Share or asset sale? If a buyer is concerned about what is in the Pandora's box being bought it is likely to prefer structuring the deal as an asset sale so it can 'cherry pick' the attractive assets and leave behind, to the extent legally permissible, the liabilities. An added advantage of this approach is that the buyer can focus diligence on an identified pool of assets (and their ability to be sold freely and cleanly). However, it is critical that the tax and accounting implications are considered as early as possible. Depending on the level of distress, a buyer may also feel safer biding its time until the target enters a formal insolvency process and then contracting with the administrator as it removes the risk of a deal being challenged as having been implemented at an undervalue.
Due diligence Diligence is unlikely to be conducted at the buyer's leisure and there is unlikely to be a full suite of material available. Nor may buyers have access to accurate financial information or key employees. Buyers need to identify which areas are material to them and whether these have a purely financial consequence capable of being factored into the valuation or are of wider concern - for example environmental liabilities or bribery concerns.

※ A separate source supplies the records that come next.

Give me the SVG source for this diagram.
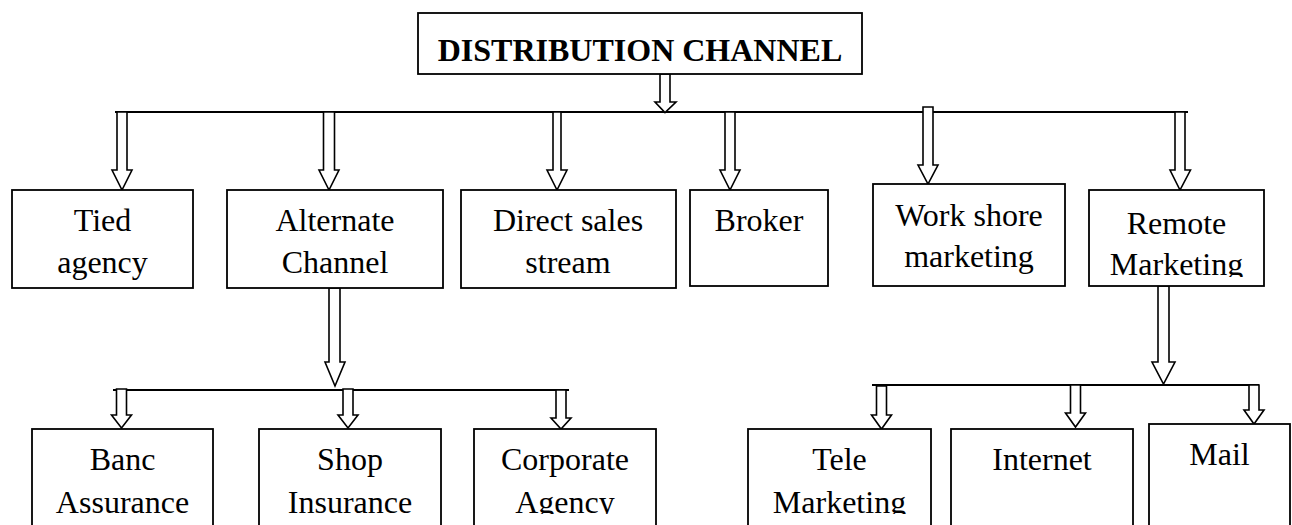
<svg xmlns="http://www.w3.org/2000/svg" width="1292" height="525" viewBox="0 0 1292 525">
  <style>
    .box { fill: #ffffff; stroke: #000000; stroke-width: 1.8; }
    .arrow { fill: #ffffff; stroke: #000000; stroke-width: 1.6; stroke-linejoin: miter; }
    .bus { stroke: #000000; stroke-width: 2; fill: none; }
    .lbl { font-family: "Liberation Serif", "Times New Roman", serif; font-size: 32px; text-anchor: middle; fill: #000000; }
    .title { font-weight: bold; }
  </style>
  <defs>
    <clipPath id="clip-remote"><rect x="1089" y="190" width="175" height="87"/></clipPath>
    <clipPath id="clip-bottom"><rect x="0" y="429" width="1292" height="85"/></clipPath>
  </defs>
  <rect x="0" y="0" width="1292" height="525" fill="#ffffff"/>

  <!-- connectors: bus lines and block arrows -->
  <g id="connectors">
    <line class="bus" x1="115" y1="112" x2="1188" y2="112"/>
    <line class="bus" x1="113" y1="390" x2="569" y2="390"/>
    <line class="bus" x1="872" y1="385" x2="1259" y2="385"/>

    <polygon class="arrow" points="660,74 670,74 670,102 676,102 665,112.5 655,102 660,102"/>

    <polygon class="arrow" points="117,112 127,112 127,170 132,170 122,190 112,170 117,170"/>
    <polygon class="arrow" points="323.5,112 334.5,112 334.5,170 339,170 329,190 319,170 323.5,170"/>
    <polygon class="arrow" points="553,112 561,112 561,170 567,170 557,190 547,170 553,170"/>
    <polygon class="arrow" points="725,112 735,112 735,170 740,170 730,190 720,170 725,170"/>
    <polygon class="arrow" points="923,107 933,107 933,165 938,165 928,184 918,165 923,165"/>
    <polygon class="arrow" points="1175,112 1185,112 1185,170 1190.5,170 1180,190 1170,170 1175,170"/>

    <polygon class="arrow" points="329,288 340,288 340,362 345,362 335,386 325,362 329,362"/>
    <polygon class="arrow" points="1158,286 1169,286 1169,362 1175,362 1163.5,384 1152,362 1158,362"/>

    <polygon class="arrow" points="116.5,389 126.5,389 126.5,415 131.5,415 121.5,428 111.5,415 116.5,415"/>
    <polygon class="arrow" points="343,389 353,389 353,415 358,415 348,428 338,415 343,415"/>
    <polygon class="arrow" points="556,390 566,390 566,418 571,418 561,429 551,418 556,418"/>
    <polygon class="arrow" points="876.5,386 886.5,386 886.5,415 891.5,415 881.5,429 871.5,415 876.5,415"/>
    <polygon class="arrow" points="1070.5,385 1080.5,385 1080.5,413 1085.5,413 1075.5,427 1065.5,413 1070.5,413"/>
    <polygon class="arrow" points="1249,385 1259,385 1259,410 1264,410 1254,424 1244,410 1249,410"/>
  </g>

  <g id="distribution-channel">
    <rect class="box" x="418" y="13" width="444" height="61"/>
    <text class="lbl title" x="640" y="61">DISTRIBUTION CHANNEL</text>
  </g>

  <g id="tied-agency">
    <rect class="box" x="12" y="190" width="181" height="98"/>
    <text class="lbl" x="102.5" y="231">Tied</text>
    <text class="lbl" x="102.5" y="273">agency</text>
  </g>
  <g id="alternate-channel">
    <rect class="box" x="227" y="190" width="216" height="98"/>
    <text class="lbl" x="335" y="231">Alternate</text>
    <text class="lbl" x="335" y="273">Channel</text>
  </g>
  <g id="direct-sales">
    <rect class="box" x="461" y="190" width="215" height="98"/>
    <text class="lbl" x="568" y="231">Direct sales</text>
    <text class="lbl" x="568" y="273">stream</text>
  </g>
  <g id="broker">
    <rect class="box" x="690" y="190" width="138" height="96"/>
    <text class="lbl" x="759" y="231">Broker</text>
  </g>
  <g id="work-shore">
    <rect class="box" x="873" y="184" width="192" height="102"/>
    <text class="lbl" x="969" y="226">Work shore</text>
    <text class="lbl" x="969" y="267">marketing</text>
  </g>
  <g id="remote-marketing">
    <rect class="box" x="1089" y="190" width="175" height="96"/>
    <g clip-path="url(#clip-remote)">
      <text class="lbl" x="1176.5" y="234">Remote</text>
      <text class="lbl" x="1176.5" y="275">Marketing</text>
    </g>
  </g>

  <g id="banc-assurance">
    <rect class="box" x="32" y="429" width="181" height="110"/>
    <g clip-path="url(#clip-bottom)">
      <text class="lbl" x="122.5" y="470">Banc</text>
      <text class="lbl" x="122.5" y="513">Assurance</text>
    </g>
  </g>
  <g id="shop-insurance">
    <rect class="box" x="259" y="429" width="182" height="110"/>
    <g clip-path="url(#clip-bottom)">
      <text class="lbl" x="350" y="470">Shop</text>
      <text class="lbl" x="350" y="513">Insurance</text>
    </g>
  </g>
  <g id="corporate-agency">
    <rect class="box" x="474" y="429" width="182" height="110"/>
    <g clip-path="url(#clip-bottom)">
      <text class="lbl" x="565" y="470">Corporate</text>
      <text class="lbl" x="565" y="513">Agency</text>
    </g>
  </g>
  <g id="tele-marketing">
    <rect class="box" x="748" y="429" width="183" height="110"/>
    <g clip-path="url(#clip-bottom)">
      <text class="lbl" x="839.5" y="470">Tele</text>
      <text class="lbl" x="839.5" y="513">Marketing</text>
    </g>
  </g>
  <g id="internet">
    <rect class="box" x="951" y="429" width="182" height="110"/>
    <text class="lbl" x="1042" y="470">Internet</text>
  </g>
  <g id="mail">
    <rect class="box" x="1149" y="424" width="141" height="115"/>
    <text class="lbl" x="1219.5" y="465">Mail</text>
  </g>
</svg>
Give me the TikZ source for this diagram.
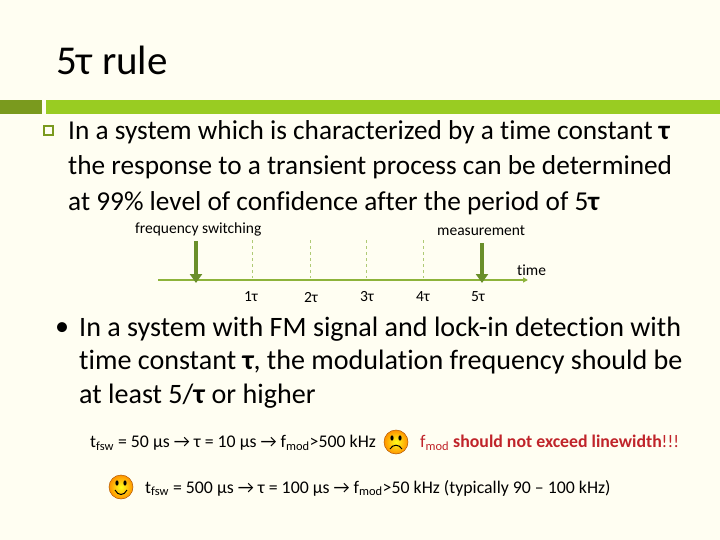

Risk allocation (W&I) In 'normal' M&A deals, diligence informs the scope of the warranties and indemnities to be included in the purchase agreement. In a distressed deal, however, the seller is likely to be unwilling or unable to provide contractual comfort and this is a particularly acute issue when buying from an administrator. It may be possible to mitigate some of these risks via W&I insurance and the possibility of putting in place a more expensive 'synthetic' policy – where a warranty package is directly negotiated with the insurer - is particularly helpful when dealing with administrators. However, this may impact timetable and coverage is likely to be heavily caveated unless discussions with brokers are initiated early in the process so as to reflect the insurer's demands on diligence scope.
Risk allocation (pricing) There is an inevitable tension between the seller who wants certainty of consideration (both as to quantum and timing) and the buyer who is wary that they haven't been able to accurately assess the target's financial position. For example, a buyer will be wary of utilising a locked box structure based on financials which are unlikely to reflect recent stresses experienced by the target whereas a seller won't want the delay of preparing completion accounts and the risk of the headline price being materially eroded. And similar arguments will arise when trying to bridge a valuation gap - or providing recourse against future claims – by way of deferred or contingent consideration.
It's not over until the creditors (don't) sing... all parties should be aware that the deal is not safe simply because it's completed. If it transpires that the transaction was effected at an undervalue then there is a risk of 'clawback', in other words the deal being challenged and unwound. This risk may be more or less acute depending on the jurisdictions involved. This is one of several reasons why it is critical that directors of a distressed target and its owners get appropriate professional advice as to their duties and valuation, particularly as they risk incurring personal liability if they get it wrong.
The content of this article is intended to provide a general guide to the subject matter. Specialist advice should be sought about your specific circumstances.